My argument is you can get a good player at #8 every year. Maybe not an all star, but a good player. It just so happens that historically whoever has the 8th pick has tends to fuck it up.

As you extend the pick range, you also have to include all the additional picks who washed out, the numbers don't get better. You get Kawhi and Giannis, you also get the 18 other picks that did nothing.

You are grabbing a handful of names in a sea of mush. Even if you loosened the player pool criteria and tripled the draft hits to include role or plus players (which I think would be hard looking at the database), it still means 70% of the time you wash out picking outside the top 7.

Long careered NBA players are really hard to find in the draft in general......really, really, really, really, really, really, really hard to find in the back half of the lottery.
 
As you extend the pick range, you also have to include all the additional picks who washed out, the numbers don't get better. You get Kawhi and Giannis, you also get the 18 other picks that did nothing.

You are grabbing a handful of names in a sea of mush. Even if you loosened the player pool criteria and tripled the draft hits to include role or plus players (which I think would be hard looking at the database), it still means 70% of the time you wash out picking outside the top 7.

Long careered NBA players are really hard to find in the draft in general......really, really, really, really, really, really, really hard to find in the back half of the lottery.
You're moving the goal posts here. My only argument was that you can get a good player at #8 in virtually every draft and that the only reason historically the 8th pick hasn't turned out that well is because teams screwed it up by passing on good players that were available at this selection.
 
You're moving the goal posts here. My only argument was that you can get a good player at #8 in virtually every draft and that the only reason historically the 8th pick hasn't turned out that well is because teams screwed it up by passing on good players that were available at this selection.

Yes, generally speaking, 1-2 teams out of 22 get a good player each draft in that range. The odds are still terrible. I don’t know how you define that as moving the goalposts? You are making a really casual argument here and ignoring the actual success rates of picks in the slot range we took Sexton in. You are ignoring the vast majority of outcomes to try to make an argument and I’m not understanding why or what the point of doing so is?

The guys you are referring to are almost always red flag players or guys who are so insanely raw (Giannis as a baby beanpole) they are impossibly hard to project. 8 is a black hole because it is the first obvious plateau when looking at prospect data. There is a massive fall off in the quality of prospect. That’s why you see the wild distribution of star and all star level players across that second band of draft slots. It’s just a conglomerate of guys who nobody can accurately assess on a year to year basis.

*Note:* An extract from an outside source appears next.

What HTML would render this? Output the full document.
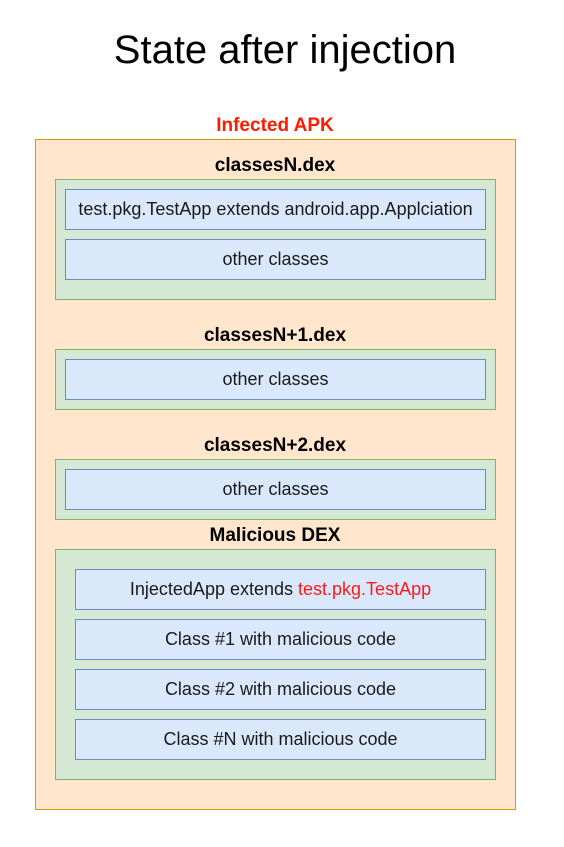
<!DOCTYPE html>
<html><head><style>
body{margin:0;width:564px;height:847px;background:#fff;position:relative;font-family:"Liberation Sans",sans-serif;overflow:hidden}
div{position:absolute;box-sizing:border-box}
.t{text-align:center;color:#000}
.o{background:#ffe6cc;border:1px solid #d79b00}
.g{background:#d5e8d4;border:1px solid #82b366}
.b{background:#dae8fc;border:1px solid #6c8ebf;display:flex;align-items:center;justify-content:center;font-size:18px;color:#1a1a1a;white-space:nowrap}
.l{font-weight:bold;font-size:19px;text-align:center;width:440px;left:55px}
</style></head><body>
<div class="t" style="left:0;width:570px;top:28px;font-size:40px">State after injection</div>
<div class="t" style="left:35px;width:480px;top:115px;font-size:19px;font-weight:bold;color:#ff1a00">Infected APK</div>
<div class="o" style="left:35px;top:139px;width:481px;height:671px"></div>

<div class="l" style="top:155px">classesN.dex</div>
<div class="g" style="left:55px;top:179px;width:441px;height:121px"></div>
<div class="b" style="left:65px;top:189px;width:421px;height:41px">test.pkg.TestApp extends android.app.Applciation</div>
<div class="b" style="left:65px;top:239px;width:421px;height:41px">other classes</div>

<div class="l" style="top:325px">classesN+1.dex</div>
<div class="g" style="left:55px;top:349px;width:441px;height:61px"></div>
<div class="b" style="left:65px;top:359px;width:421px;height:41px">other classes</div>

<div class="l" style="top:435px">classesN+2.dex</div>
<div class="g" style="left:55px;top:459px;width:441px;height:61px"></div>
<div class="b" style="left:65px;top:469px;width:421px;height:41px">other classes</div>

<div class="l" style="top:525px">Malicious DEX</div>
<div class="g" style="left:55px;top:549px;width:441px;height:231px"></div>
<div class="b" style="left:75px;top:569px;width:411px;height:41px">InjectedApp extends&nbsp;<span style="color:#ff1a1a">test.pkg.TestApp</span></div>
<div class="b" style="left:75px;top:619px;width:411px;height:41px">Class #1 with malicious code</div>
<div class="b" style="left:75px;top:669px;width:411px;height:41px">Class #2 with malicious code</div>
<div class="b" style="left:75px;top:719px;width:411px;height:41px">Class #N with malicious code</div>
</body></html>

Can you in theory get lucky? Yes. Has anyone exhibited they have a system or way to accurately identify who succeeds and who fails in that range? No. I’m not arguing anything else here......I’m arguing the data and how that data flies in the face of people’s expectations of the pick in that range.
 
Remember saying this about Dion. The one thing he does is score and he isn't very good at it
 
his release is a mess atm

Ever since they asked him to lay off the shooting sessions, his shot has gone to shit. I think it's part of his routine and it seems dumb to mess with it when it was working for him.
 
Ever since they asked him to lay off the shooting sessions, his shot has gone to shit. I think it's part of his routine and it seems dumb to mess with it when it was working for him.
Our stellar player development system strikes again!
 
Our stellar player development system strikes again!

I know they said they asked him to lay off the shooting sessions to save his legs but this seems alot like changing Hood's shooting stance when he was a 40% 3 pt shooter last season.

I don't think we saw Sexton slowing down at all so it was puzzling that they thought he needed to save his legs.
 
PSA: Our boy turned 20 today (according to Vardon) so no more teenager or he's 19 talk.

That boy grown now!!
 
I wasn’t trying to discuss the value of the 8th pick or whether the Cavs should have picked someone else. I was saying that Sexton is worse than most rookies who play significant minutes in the NBA. He is worse than many players that were considered busts. He can turn it around I suppose, but for the past few weeks, he has been “not turning it arround”.
 
the way these games are going for the Cavs = 2.5 quarters of functional basketball, 1.5 quarters of pure rubbish.... makes me feel this will be "incomplete".